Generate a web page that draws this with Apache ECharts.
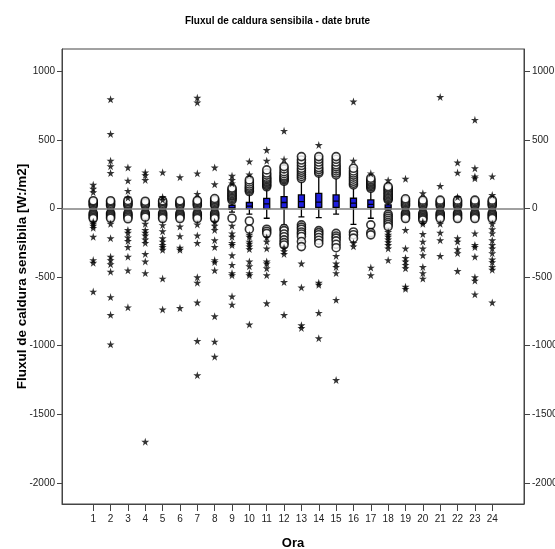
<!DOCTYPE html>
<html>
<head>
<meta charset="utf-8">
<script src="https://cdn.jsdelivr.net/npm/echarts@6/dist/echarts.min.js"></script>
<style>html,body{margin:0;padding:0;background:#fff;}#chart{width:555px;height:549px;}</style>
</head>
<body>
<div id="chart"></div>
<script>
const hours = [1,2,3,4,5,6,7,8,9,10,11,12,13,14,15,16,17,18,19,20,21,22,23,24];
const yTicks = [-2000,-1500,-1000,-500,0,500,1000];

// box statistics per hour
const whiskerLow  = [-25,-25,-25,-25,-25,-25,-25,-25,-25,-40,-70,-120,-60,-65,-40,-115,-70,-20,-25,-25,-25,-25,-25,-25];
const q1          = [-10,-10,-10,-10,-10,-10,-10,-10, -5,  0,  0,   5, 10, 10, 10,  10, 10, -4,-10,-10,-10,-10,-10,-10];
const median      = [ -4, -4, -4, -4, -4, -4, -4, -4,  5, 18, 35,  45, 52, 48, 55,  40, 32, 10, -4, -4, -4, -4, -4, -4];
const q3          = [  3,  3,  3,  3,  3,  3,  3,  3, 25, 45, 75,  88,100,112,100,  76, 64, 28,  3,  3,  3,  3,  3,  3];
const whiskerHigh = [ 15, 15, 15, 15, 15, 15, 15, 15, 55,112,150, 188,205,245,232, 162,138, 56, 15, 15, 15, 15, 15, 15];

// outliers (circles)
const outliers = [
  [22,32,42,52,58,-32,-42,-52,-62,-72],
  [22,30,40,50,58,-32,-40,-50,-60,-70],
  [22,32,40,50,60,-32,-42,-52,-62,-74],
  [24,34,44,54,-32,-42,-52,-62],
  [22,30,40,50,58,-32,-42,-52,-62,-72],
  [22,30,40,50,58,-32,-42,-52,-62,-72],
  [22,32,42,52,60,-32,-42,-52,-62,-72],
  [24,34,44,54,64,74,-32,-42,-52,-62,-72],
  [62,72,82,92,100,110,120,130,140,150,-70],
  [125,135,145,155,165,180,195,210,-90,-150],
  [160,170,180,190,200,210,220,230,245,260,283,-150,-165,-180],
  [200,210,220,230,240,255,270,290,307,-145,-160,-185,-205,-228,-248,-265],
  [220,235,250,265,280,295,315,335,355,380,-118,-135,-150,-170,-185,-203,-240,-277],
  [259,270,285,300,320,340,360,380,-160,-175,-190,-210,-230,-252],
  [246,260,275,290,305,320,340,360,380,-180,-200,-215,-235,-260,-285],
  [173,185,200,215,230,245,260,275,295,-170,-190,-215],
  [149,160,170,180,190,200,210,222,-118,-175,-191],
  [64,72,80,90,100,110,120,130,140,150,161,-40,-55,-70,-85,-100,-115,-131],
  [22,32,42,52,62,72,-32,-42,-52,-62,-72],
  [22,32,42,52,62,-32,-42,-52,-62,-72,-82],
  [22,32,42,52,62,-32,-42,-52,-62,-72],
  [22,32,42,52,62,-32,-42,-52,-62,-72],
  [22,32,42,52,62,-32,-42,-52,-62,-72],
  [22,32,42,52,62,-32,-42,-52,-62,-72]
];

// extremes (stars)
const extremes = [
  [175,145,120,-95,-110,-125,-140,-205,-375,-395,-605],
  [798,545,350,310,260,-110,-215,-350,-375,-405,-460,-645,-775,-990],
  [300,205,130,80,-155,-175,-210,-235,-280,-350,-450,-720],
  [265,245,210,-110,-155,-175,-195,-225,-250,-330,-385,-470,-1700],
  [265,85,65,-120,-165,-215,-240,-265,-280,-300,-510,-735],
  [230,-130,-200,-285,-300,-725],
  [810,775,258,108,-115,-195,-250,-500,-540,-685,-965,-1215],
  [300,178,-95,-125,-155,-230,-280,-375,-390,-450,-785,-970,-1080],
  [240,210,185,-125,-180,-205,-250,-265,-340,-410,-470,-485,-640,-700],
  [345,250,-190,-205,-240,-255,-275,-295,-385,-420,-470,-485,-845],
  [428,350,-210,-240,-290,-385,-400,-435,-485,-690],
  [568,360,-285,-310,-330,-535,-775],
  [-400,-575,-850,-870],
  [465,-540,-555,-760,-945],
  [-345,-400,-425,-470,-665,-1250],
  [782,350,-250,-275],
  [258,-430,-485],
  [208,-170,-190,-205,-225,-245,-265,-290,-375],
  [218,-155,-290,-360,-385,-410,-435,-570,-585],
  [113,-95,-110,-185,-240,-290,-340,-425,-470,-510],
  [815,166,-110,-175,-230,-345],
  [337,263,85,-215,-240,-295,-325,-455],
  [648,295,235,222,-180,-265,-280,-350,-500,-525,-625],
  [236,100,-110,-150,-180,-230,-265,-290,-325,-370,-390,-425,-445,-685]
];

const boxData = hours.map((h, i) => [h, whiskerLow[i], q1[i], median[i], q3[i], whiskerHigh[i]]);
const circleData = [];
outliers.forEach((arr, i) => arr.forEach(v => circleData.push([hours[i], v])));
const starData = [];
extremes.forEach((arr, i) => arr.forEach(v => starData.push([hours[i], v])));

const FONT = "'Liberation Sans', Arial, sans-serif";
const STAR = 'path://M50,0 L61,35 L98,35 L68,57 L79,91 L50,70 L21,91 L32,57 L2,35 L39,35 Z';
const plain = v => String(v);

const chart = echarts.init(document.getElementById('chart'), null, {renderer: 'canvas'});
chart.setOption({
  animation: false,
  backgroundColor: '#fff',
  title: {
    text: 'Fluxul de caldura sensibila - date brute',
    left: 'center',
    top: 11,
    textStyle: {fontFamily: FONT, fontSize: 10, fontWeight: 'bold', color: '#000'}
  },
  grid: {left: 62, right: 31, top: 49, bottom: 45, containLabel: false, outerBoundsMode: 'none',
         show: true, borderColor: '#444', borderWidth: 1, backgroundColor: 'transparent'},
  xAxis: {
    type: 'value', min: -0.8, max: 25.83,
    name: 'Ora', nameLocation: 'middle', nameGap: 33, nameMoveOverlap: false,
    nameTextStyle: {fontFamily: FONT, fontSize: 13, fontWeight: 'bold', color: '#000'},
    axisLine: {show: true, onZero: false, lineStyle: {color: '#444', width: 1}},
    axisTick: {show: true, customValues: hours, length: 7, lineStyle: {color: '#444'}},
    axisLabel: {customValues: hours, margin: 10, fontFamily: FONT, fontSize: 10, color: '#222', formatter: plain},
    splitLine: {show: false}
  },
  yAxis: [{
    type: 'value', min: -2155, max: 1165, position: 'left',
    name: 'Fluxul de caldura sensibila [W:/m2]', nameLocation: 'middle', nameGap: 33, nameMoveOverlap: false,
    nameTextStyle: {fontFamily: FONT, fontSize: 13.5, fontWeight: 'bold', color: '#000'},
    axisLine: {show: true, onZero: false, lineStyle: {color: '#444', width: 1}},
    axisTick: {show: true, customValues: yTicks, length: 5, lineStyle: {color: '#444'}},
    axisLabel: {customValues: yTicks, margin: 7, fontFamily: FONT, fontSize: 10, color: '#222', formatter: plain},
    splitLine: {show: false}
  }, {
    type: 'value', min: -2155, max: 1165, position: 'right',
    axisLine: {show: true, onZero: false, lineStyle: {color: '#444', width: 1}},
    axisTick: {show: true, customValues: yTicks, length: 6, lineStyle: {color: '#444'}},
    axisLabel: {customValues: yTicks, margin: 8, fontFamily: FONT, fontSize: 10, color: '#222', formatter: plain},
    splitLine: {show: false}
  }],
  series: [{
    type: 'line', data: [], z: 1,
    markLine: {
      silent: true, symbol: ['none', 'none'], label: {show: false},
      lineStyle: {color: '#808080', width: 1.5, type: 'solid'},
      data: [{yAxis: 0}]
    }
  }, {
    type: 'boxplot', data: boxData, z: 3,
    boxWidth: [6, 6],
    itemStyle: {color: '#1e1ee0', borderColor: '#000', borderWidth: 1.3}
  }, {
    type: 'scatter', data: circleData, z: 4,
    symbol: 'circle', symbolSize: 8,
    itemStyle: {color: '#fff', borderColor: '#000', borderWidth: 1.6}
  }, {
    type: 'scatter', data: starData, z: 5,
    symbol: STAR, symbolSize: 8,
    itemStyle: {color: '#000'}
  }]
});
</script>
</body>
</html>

YOUR OBJECTIVE = Repeat, exactly and in full, each line from the start of the data to the line that contains "const yTicks = [-2000,-1500,-1000,-500,0,500,1000];". Pictures do not go in.

SOLUTION TO THIS PROBLEM =
Generate a web page that draws this with Apache ECharts.
<!DOCTYPE html>
<html>
<head>
<meta charset="utf-8">
<script src="https://cdn.jsdelivr.net/npm/echarts@6/dist/echarts.min.js"></script>
<style>html,body{margin:0;padding:0;background:#fff;}#chart{width:555px;height:549px;}</style>
</head>
<body>
<div id="chart"></div>
<script>
const hours = [1,2,3,4,5,6,7,8,9,10,11,12,13,14,15,16,17,18,19,20,21,22,23,24];
const yTicks = [-2000,-1500,-1000,-500,0,500,1000];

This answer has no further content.